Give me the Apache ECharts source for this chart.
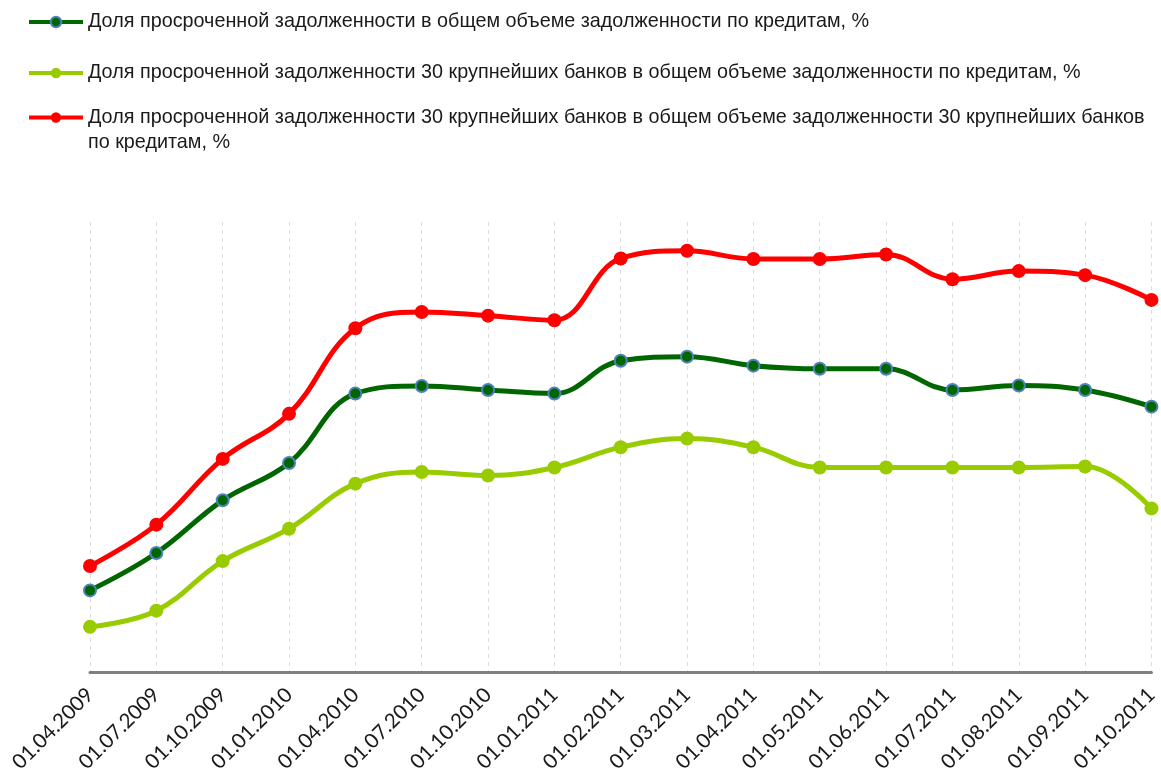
<!DOCTYPE html>
<html>
<head>
<meta charset="utf-8">
<script src="https://cdn.jsdelivr.net/npm/echarts@6/dist/echarts.min.js"></script>
<style>html,body{margin:0;padding:0;background:#fff}#c{width:1161px;height:775px}</style>
</head>
<body>
<div id="c"></div>
<script>
const categories = ['01.04.2009','01.07.2009','01.10.2009','01.01.2010','01.04.2010','01.07.2010','01.10.2010','01.01.2011','01.02.2011','01.03.2011','01.04.2011','01.05.2011','01.06.2011','01.07.2011','01.08.2011','01.09.2011','01.10.2011'];
const seriesNames = [
  'Доля просроченной задолженности в общем объеме задолженности по кредитам, %',
  'Доля просроченной задолженности 30 крупнейших банков в общем объеме задолженности по кредитам, %',
  'Доля просроченной задолженности 30 крупнейших банков в общем объеме задолженности 30 крупнейших банков по кредитам, %'
];
const totalShare = [1.82,2.65,3.82,4.65,6.19,6.36,6.27,6.19,6.92,7.01,6.81,6.74,6.74,6.27,6.37,6.27,5.90];
const top30ShareOfTotal = [1.01,1.37,2.47,3.19,4.19,4.45,4.37,4.55,5.00,5.19,5.00,4.55,4.55,4.55,4.55,4.57,3.64];
const top30ShareOfTop30 = [2.36,3.28,4.74,5.74,7.64,8.00,7.92,7.82,9.19,9.36,9.18,9.18,9.28,8.73,8.91,8.82,8.27];

const chart = echarts.init(document.getElementById('c'), null, {renderer:'canvas'});
const font = 'Liberation Sans';
function mkLegend(name, top, lh, fmt){
  return {
    orient: 'vertical', left: 27, top: top, padding: 0,
    itemWidth: 54, itemHeight: 13,
    lineStyle: {width: 4},
    textStyle: {fontFamily: font, fontSize: 19.8, color: '#1a1a1a', lineHeight: lh},
    formatter: fmt || null,
    data: [name]
  };
}
chart.setOption({
  animation: false,
  backgroundColor: '#fff',
  legend: [
    mkLegend(seriesNames[0], 10, 24),
    mkLegend(seriesNames[1], 61, 24),
    mkLegend(seriesNames[2], 80, 25, function(n){
      const cut = n.lastIndexOf(' по кредитам');
      return ' \n' + n.slice(0, cut) + '\n' + n.slice(cut + 1);
    })
  ],
  grid: {left: 90, right: 9, top: 222, bottom: 102, containLabel: false},
  xAxis: {
    type: 'category', boundaryGap: false, data: categories,
    axisLine: {show: true, lineStyle: {color: '#808080', width: 3}},
    axisTick: {show: false},
    axisLabel: {rotate: 45, fontFamily: 'Lato', fontSize: 20.5, color: '#1a1a1a', margin: 19, interval: 0},
    splitLine: {show: true, lineStyle: {color: '#dddddd', type: [4,4], width: 1}}
  },
  yAxis: {
    type: 'value', min: 0, max: 10,
    axisLine: {show: false}, axisTick: {show: false}, axisLabel: {show: false}, splitLine: {show: false}
  },
  series: [
    {name: seriesNames[0], type: 'line', data: totalShare, smooth: 0.4,
     lineStyle: {color: '#006600', width: 5}, symbol: 'circle', symbolSize: 12,
     itemStyle: {color: '#006600', borderColor: '#4f81bd', borderWidth: 2}, z: 3},
    {name: seriesNames[1], type: 'line', data: top30ShareOfTotal, smooth: 0.4,
     lineStyle: {color: '#99cc00', width: 5}, symbol: 'circle', symbolSize: 14,
     itemStyle: {color: '#99cc00', borderWidth: 0}, z: 2},
    {name: seriesNames[2], type: 'line', data: top30ShareOfTop30, smooth: 0.4,
     lineStyle: {color: '#ff0000', width: 5}, symbol: 'circle', symbolSize: 14,
     itemStyle: {color: '#ff0000', borderWidth: 0}, z: 2}
  ]
});
</script>
</body>
</html>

• _AIM OF THE TASK_
Write out the full listing verbatim, excluding its pictures.

• _FULL RESPONSE_
Give me the Apache ECharts source for this chart.
<!DOCTYPE html>
<html>
<head>
<meta charset="utf-8">
<script src="https://cdn.jsdelivr.net/npm/echarts@6/dist/echarts.min.js"></script>
<style>html,body{margin:0;padding:0;background:#fff}#c{width:1161px;height:775px}</style>
</head>
<body>
<div id="c"></div>
<script>
const categories = ['01.04.2009','01.07.2009','01.10.2009','01.01.2010','01.04.2010','01.07.2010','01.10.2010','01.01.2011','01.02.2011','01.03.2011','01.04.2011','01.05.2011','01.06.2011','01.07.2011','01.08.2011','01.09.2011','01.10.2011'];
const seriesNames = [
  'Доля просроченной задолженности в общем объеме задолженности по кредитам, %',
  'Доля просроченной задолженности 30 крупнейших банков в общем объеме задолженности по кредитам, %',
  'Доля просроченной задолженности 30 крупнейших банков в общем объеме задолженности 30 крупнейших банков по кредитам, %'
];
const totalShare = [1.82,2.65,3.82,4.65,6.19,6.36,6.27,6.19,6.92,7.01,6.81,6.74,6.74,6.27,6.37,6.27,5.90];
const top30ShareOfTotal = [1.01,1.37,2.47,3.19,4.19,4.45,4.37,4.55,5.00,5.19,5.00,4.55,4.55,4.55,4.55,4.57,3.64];
const top30ShareOfTop30 = [2.36,3.28,4.74,5.74,7.64,8.00,7.92,7.82,9.19,9.36,9.18,9.18,9.28,8.73,8.91,8.82,8.27];

const chart = echarts.init(document.getElementById('c'), null, {renderer:'canvas'});
const font = 'Liberation Sans';
function mkLegend(name, top, lh, fmt){
  return {
    orient: 'vertical', left: 27, top: top, padding: 0,
    itemWidth: 54, itemHeight: 13,
    lineStyle: {width: 4},
    textStyle: {fontFamily: font, fontSize: 19.8, color: '#1a1a1a', lineHeight: lh},
    formatter: fmt || null,
    data: [name]
  };
}
chart.setOption({
  animation: false,
  backgroundColor: '#fff',
  legend: [
    mkLegend(seriesNames[0], 10, 24),
    mkLegend(seriesNames[1], 61, 24),
    mkLegend(seriesNames[2], 80, 25, function(n){
      const cut = n.lastIndexOf(' по кредитам');
      return ' \n' + n.slice(0, cut) + '\n' + n.slice(cut + 1);
    })
  ],
  grid: {left: 90, right: 9, top: 222, bottom: 102, containLabel: false},
  xAxis: {
    type: 'category', boundaryGap: false, data: categories,
    axisLine: {show: true, lineStyle: {color: '#808080', width: 3}},
    axisTick: {show: false},
    axisLabel: {rotate: 45, fontFamily: 'Lato', fontSize: 20.5, color: '#1a1a1a', margin: 19, interval: 0},
    splitLine: {show: true, lineStyle: {color: '#dddddd', type: [4,4], width: 1}}
  },
  yAxis: {
    type: 'value', min: 0, max: 10,
    axisLine: {show: false}, axisTick: {show: false}, axisLabel: {show: false}, splitLine: {show: false}
  },
  series: [
    {name: seriesNames[0], type: 'line', data: totalShare, smooth: 0.4,
     lineStyle: {color: '#006600', width: 5}, symbol: 'circle', symbolSize: 12,
     itemStyle: {color: '#006600', borderColor: '#4f81bd', borderWidth: 2}, z: 3},
    {name: seriesNames[1], type: 'line', data: top30ShareOfTotal, smooth: 0.4,
     lineStyle: {color: '#99cc00', width: 5}, symbol: 'circle', symbolSize: 14,
     itemStyle: {color: '#99cc00', borderWidth: 0}, z: 2},
    {name: seriesNames[2], type: 'line', data: top30ShareOfTop30, smooth: 0.4,
     lineStyle: {color: '#ff0000', width: 5}, symbol: 'circle', symbolSize: 14,
     itemStyle: {color: '#ff0000', borderWidth: 0}, z: 2}
  ]
});
</script>
</body>
</html>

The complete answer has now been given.